The exercise.
Reproduce each line that includes the word "this".

Plotting code records.
----------------------------------------

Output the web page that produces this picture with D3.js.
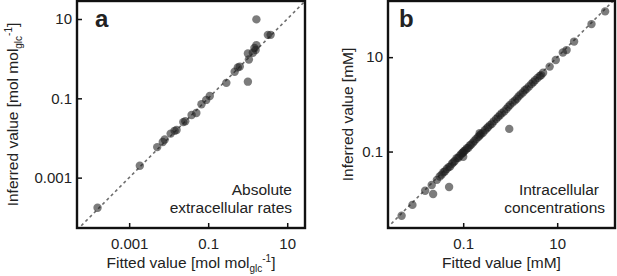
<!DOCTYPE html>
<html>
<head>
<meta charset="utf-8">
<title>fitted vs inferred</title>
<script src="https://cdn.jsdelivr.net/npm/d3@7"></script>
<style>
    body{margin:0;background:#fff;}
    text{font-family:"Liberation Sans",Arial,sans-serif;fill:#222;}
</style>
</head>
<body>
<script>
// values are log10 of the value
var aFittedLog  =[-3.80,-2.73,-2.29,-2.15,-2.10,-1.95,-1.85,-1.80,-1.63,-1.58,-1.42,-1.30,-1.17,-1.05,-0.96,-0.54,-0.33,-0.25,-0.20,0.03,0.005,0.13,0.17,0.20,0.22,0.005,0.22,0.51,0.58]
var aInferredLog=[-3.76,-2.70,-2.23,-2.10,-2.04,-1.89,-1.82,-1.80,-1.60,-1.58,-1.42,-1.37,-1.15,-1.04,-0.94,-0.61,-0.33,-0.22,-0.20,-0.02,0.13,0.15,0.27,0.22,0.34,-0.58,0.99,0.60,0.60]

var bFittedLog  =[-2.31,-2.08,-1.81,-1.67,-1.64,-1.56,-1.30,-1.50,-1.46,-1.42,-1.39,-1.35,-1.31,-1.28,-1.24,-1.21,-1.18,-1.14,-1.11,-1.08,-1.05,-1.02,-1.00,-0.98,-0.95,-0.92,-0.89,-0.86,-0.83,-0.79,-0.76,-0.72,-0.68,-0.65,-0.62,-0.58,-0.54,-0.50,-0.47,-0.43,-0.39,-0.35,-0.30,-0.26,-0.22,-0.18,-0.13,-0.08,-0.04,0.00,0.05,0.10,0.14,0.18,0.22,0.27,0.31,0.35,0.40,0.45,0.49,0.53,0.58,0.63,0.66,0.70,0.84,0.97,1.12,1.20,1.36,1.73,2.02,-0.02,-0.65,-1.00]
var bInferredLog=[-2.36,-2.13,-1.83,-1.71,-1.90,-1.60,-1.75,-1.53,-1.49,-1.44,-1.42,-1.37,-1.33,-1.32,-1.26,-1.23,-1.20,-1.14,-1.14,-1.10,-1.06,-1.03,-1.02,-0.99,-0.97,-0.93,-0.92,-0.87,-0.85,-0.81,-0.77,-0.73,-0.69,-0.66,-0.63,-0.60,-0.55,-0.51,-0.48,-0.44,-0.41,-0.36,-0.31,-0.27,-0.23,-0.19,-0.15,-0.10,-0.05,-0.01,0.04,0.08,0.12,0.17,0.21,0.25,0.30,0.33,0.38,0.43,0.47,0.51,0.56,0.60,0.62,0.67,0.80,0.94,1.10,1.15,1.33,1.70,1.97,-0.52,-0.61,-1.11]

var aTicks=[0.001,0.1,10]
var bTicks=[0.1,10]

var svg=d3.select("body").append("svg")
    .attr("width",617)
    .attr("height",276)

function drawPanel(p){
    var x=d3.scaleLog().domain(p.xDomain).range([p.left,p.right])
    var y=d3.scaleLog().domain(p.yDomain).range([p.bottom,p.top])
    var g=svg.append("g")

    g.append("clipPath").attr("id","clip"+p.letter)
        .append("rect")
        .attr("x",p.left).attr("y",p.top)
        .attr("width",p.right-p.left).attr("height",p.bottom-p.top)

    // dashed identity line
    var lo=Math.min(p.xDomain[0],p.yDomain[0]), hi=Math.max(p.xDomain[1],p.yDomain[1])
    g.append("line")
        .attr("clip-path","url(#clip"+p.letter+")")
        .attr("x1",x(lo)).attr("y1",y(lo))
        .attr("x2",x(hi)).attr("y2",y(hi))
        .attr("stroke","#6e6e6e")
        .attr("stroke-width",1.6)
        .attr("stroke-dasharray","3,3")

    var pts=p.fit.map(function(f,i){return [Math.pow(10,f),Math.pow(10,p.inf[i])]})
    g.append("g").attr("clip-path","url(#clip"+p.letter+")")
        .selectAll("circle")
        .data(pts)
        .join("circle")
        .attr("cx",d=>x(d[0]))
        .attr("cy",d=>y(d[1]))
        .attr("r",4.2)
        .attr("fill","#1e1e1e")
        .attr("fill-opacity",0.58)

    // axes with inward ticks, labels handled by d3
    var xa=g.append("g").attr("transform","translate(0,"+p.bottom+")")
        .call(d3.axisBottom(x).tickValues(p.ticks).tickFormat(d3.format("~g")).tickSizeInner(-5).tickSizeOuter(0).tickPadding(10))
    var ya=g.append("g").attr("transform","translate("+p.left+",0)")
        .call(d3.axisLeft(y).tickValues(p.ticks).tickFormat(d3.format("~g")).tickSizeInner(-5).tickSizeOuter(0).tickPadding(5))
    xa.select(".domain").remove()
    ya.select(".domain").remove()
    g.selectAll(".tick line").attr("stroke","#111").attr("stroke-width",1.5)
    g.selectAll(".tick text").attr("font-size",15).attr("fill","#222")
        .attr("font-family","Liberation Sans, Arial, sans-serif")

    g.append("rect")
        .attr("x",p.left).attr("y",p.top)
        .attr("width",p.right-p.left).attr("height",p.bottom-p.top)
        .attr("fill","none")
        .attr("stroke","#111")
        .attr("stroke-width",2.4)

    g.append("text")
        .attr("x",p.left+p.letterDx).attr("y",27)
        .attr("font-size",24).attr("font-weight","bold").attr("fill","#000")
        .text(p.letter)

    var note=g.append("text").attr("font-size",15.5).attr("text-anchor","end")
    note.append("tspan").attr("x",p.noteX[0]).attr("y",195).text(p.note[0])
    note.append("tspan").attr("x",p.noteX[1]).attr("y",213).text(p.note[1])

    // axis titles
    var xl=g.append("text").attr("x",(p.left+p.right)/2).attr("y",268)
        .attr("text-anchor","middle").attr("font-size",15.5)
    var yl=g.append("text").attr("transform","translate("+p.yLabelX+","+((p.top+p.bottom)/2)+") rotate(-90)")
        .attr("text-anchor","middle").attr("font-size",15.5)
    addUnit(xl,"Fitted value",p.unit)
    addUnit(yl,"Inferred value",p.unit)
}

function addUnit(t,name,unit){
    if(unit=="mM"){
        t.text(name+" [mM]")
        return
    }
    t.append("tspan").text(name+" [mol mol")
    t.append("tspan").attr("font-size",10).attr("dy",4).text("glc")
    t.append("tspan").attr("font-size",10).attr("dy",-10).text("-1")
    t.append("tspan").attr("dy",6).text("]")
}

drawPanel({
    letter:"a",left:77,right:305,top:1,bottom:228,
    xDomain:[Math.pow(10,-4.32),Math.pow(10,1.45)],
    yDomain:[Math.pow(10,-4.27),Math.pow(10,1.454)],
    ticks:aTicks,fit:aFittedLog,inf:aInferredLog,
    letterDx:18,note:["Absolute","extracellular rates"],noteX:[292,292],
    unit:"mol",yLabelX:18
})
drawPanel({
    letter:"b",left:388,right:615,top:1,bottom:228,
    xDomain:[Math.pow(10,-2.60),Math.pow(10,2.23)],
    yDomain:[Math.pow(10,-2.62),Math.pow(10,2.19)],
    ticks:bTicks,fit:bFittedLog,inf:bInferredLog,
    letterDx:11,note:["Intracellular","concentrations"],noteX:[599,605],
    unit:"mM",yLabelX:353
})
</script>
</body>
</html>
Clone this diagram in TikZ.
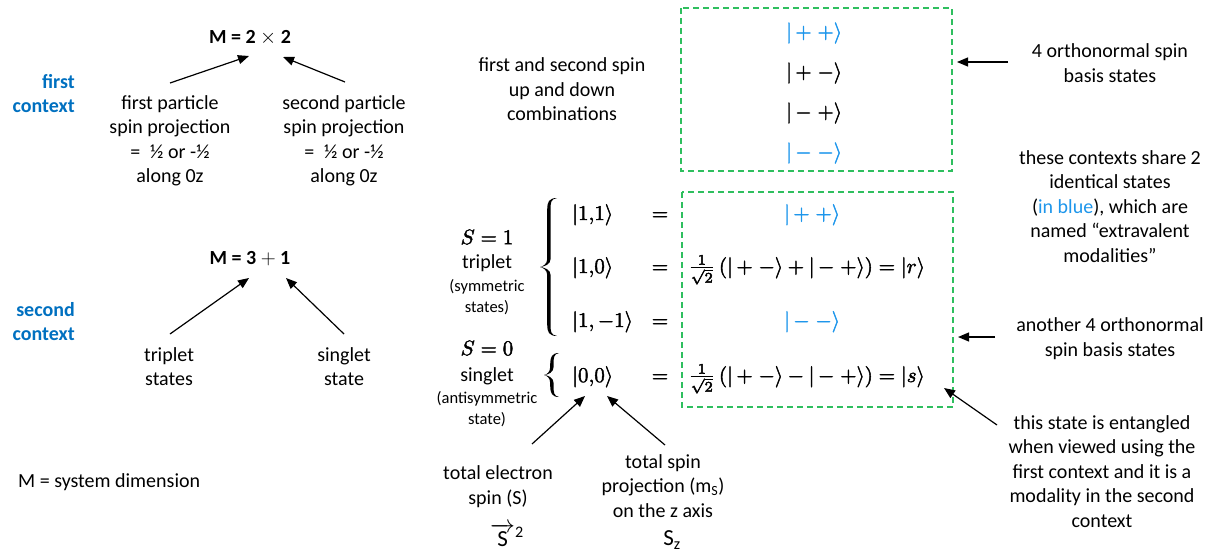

----------------------------------------

Result.
Output the web page that produces this picture with D3.js.
Clone this diagram in TikZ.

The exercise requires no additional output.